> [WHAT IS REQUIRED] Extract, unchanged, each line of the listing below from its first line through the line that contains "47.9, 48.2, 48.5];", inclusive, and nothing else.

=== DATA ===

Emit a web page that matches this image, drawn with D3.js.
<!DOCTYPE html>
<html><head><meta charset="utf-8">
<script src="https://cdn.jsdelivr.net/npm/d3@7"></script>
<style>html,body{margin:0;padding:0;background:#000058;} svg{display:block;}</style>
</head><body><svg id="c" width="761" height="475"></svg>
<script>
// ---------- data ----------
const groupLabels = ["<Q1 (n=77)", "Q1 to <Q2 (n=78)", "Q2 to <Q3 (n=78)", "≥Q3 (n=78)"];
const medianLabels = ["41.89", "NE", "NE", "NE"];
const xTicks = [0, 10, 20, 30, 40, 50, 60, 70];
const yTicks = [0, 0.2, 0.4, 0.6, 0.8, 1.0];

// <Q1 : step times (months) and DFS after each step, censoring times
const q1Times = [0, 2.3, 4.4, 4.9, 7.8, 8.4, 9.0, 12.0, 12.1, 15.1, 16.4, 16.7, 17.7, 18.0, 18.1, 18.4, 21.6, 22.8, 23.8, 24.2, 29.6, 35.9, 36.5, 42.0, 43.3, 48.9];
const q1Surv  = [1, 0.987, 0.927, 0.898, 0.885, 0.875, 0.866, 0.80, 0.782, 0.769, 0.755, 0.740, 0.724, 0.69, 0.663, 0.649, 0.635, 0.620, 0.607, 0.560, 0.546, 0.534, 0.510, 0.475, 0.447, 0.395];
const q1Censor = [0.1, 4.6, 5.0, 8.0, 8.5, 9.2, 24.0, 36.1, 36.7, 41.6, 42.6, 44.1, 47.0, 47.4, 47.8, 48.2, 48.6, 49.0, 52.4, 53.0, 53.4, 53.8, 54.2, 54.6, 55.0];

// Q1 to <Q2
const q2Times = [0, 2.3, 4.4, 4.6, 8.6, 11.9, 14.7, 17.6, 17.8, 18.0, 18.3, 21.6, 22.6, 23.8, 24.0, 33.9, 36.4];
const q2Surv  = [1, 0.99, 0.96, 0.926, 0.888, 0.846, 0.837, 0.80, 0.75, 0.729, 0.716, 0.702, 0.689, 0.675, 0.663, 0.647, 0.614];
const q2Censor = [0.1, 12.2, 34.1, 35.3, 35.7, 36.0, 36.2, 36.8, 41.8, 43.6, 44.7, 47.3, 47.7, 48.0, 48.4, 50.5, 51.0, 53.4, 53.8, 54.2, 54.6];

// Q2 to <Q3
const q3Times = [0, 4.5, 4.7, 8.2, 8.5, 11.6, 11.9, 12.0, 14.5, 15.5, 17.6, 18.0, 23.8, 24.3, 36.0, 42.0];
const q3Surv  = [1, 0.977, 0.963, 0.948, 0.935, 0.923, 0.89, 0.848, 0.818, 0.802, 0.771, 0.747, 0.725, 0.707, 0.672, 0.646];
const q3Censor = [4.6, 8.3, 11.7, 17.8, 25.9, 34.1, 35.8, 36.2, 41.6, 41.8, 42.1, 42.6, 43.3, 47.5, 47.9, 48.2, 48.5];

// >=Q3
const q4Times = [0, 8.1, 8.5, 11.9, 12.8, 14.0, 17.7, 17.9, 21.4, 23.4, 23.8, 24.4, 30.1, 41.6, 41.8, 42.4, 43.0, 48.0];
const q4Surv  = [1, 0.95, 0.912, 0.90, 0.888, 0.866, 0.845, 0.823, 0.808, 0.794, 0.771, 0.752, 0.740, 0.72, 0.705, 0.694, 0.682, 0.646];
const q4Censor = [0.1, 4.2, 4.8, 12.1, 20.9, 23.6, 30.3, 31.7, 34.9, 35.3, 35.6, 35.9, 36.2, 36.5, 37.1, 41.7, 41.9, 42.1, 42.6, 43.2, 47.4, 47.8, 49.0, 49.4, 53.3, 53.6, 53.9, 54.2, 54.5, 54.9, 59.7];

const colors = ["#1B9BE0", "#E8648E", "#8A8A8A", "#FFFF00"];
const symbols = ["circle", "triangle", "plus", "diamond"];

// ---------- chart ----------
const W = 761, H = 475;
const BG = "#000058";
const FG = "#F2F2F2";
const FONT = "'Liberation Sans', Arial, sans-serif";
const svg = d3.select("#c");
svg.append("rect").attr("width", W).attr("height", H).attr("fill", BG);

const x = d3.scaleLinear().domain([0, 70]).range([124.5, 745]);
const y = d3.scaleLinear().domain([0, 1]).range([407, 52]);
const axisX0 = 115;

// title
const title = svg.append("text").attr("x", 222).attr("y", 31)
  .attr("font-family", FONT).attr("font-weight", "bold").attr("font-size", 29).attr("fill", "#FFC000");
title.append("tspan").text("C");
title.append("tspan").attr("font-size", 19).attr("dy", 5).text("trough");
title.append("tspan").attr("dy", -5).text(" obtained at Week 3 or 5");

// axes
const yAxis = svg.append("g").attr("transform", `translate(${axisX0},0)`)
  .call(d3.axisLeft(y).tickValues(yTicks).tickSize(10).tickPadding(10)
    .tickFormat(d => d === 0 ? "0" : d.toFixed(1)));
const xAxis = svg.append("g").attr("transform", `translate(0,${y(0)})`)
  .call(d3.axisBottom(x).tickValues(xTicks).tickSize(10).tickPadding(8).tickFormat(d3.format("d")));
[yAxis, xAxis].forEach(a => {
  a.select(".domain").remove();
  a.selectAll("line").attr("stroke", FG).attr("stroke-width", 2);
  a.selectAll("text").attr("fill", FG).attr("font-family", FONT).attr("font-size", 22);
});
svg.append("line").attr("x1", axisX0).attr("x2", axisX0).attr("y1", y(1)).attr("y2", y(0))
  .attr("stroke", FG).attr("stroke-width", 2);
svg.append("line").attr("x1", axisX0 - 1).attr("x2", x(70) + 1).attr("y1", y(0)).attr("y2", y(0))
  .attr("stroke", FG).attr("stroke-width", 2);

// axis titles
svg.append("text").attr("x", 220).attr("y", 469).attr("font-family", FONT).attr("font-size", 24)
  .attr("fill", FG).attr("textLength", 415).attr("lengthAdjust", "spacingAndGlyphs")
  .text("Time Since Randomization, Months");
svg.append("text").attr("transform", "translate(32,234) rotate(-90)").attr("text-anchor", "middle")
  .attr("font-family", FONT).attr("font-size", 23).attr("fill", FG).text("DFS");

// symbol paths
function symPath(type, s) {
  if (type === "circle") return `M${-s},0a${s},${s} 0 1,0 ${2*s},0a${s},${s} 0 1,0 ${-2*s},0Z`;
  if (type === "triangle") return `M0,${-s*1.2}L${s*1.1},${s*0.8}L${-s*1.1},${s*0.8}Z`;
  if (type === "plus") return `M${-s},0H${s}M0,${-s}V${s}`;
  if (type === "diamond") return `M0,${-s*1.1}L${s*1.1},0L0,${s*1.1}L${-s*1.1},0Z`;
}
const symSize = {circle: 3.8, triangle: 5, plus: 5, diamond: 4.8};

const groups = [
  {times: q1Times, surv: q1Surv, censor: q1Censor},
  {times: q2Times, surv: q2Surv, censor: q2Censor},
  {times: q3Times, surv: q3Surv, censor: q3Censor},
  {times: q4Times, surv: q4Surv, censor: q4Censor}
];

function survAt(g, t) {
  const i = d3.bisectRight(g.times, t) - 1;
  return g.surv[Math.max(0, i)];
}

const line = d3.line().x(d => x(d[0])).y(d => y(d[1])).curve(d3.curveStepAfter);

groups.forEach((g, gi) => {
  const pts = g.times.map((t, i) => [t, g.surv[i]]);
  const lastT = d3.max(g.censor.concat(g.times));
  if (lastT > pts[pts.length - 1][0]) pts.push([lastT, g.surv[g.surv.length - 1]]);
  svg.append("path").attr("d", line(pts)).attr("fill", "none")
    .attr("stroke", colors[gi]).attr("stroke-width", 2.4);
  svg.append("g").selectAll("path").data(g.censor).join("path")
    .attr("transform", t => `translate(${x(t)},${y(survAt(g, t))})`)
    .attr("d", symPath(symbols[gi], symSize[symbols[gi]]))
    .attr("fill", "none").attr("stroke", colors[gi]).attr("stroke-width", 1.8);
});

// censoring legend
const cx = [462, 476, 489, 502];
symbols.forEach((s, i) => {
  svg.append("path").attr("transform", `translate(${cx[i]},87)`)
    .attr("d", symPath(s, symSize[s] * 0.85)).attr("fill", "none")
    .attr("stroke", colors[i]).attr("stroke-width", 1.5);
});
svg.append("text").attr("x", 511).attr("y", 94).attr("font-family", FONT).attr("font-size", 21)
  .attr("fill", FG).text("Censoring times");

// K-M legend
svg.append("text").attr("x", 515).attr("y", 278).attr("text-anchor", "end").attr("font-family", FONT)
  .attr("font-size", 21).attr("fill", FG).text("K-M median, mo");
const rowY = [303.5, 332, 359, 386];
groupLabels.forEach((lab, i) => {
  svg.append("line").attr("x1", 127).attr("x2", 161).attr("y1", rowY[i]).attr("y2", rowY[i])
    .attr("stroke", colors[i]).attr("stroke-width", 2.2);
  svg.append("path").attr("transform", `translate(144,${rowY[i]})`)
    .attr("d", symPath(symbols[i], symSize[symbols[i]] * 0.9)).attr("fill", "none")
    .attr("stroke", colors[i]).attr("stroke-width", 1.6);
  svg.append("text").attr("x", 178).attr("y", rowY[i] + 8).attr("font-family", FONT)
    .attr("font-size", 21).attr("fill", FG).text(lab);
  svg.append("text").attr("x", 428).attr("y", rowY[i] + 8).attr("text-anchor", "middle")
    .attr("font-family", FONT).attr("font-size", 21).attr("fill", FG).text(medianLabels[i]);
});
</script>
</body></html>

===

> [THE ANSWER]
Emit a web page that matches this image, drawn with D3.js.
<!DOCTYPE html>
<html><head><meta charset="utf-8">
<script src="https://cdn.jsdelivr.net/npm/d3@7"></script>
<style>html,body{margin:0;padding:0;background:#000058;} svg{display:block;}</style>
</head><body><svg id="c" width="761" height="475"></svg>
<script>
// ---------- data ----------
const groupLabels = ["<Q1 (n=77)", "Q1 to <Q2 (n=78)", "Q2 to <Q3 (n=78)", "≥Q3 (n=78)"];
const medianLabels = ["41.89", "NE", "NE", "NE"];
const xTicks = [0, 10, 20, 30, 40, 50, 60, 70];
const yTicks = [0, 0.2, 0.4, 0.6, 0.8, 1.0];

// <Q1 : step times (months) and DFS after each step, censoring times
const q1Times = [0, 2.3, 4.4, 4.9, 7.8, 8.4, 9.0, 12.0, 12.1, 15.1, 16.4, 16.7, 17.7, 18.0, 18.1, 18.4, 21.6, 22.8, 23.8, 24.2, 29.6, 35.9, 36.5, 42.0, 43.3, 48.9];
const q1Surv  = [1, 0.987, 0.927, 0.898, 0.885, 0.875, 0.866, 0.80, 0.782, 0.769, 0.755, 0.740, 0.724, 0.69, 0.663, 0.649, 0.635, 0.620, 0.607, 0.560, 0.546, 0.534, 0.510, 0.475, 0.447, 0.395];
const q1Censor = [0.1, 4.6, 5.0, 8.0, 8.5, 9.2, 24.0, 36.1, 36.7, 41.6, 42.6, 44.1, 47.0, 47.4, 47.8, 48.2, 48.6, 49.0, 52.4, 53.0, 53.4, 53.8, 54.2, 54.6, 55.0];

// Q1 to <Q2
const q2Times = [0, 2.3, 4.4, 4.6, 8.6, 11.9, 14.7, 17.6, 17.8, 18.0, 18.3, 21.6, 22.6, 23.8, 24.0, 33.9, 36.4];
const q2Surv  = [1, 0.99, 0.96, 0.926, 0.888, 0.846, 0.837, 0.80, 0.75, 0.729, 0.716, 0.702, 0.689, 0.675, 0.663, 0.647, 0.614];
const q2Censor = [0.1, 12.2, 34.1, 35.3, 35.7, 36.0, 36.2, 36.8, 41.8, 43.6, 44.7, 47.3, 47.7, 48.0, 48.4, 50.5, 51.0, 53.4, 53.8, 54.2, 54.6];

// Q2 to <Q3
const q3Times = [0, 4.5, 4.7, 8.2, 8.5, 11.6, 11.9, 12.0, 14.5, 15.5, 17.6, 18.0, 23.8, 24.3, 36.0, 42.0];
const q3Surv  = [1, 0.977, 0.963, 0.948, 0.935, 0.923, 0.89, 0.848, 0.818, 0.802, 0.771, 0.747, 0.725, 0.707, 0.672, 0.646];
const q3Censor = [4.6, 8.3, 11.7, 17.8, 25.9, 34.1, 35.8, 36.2, 41.6, 41.8, 42.1, 42.6, 43.3, 47.5, 47.9, 48.2, 48.5];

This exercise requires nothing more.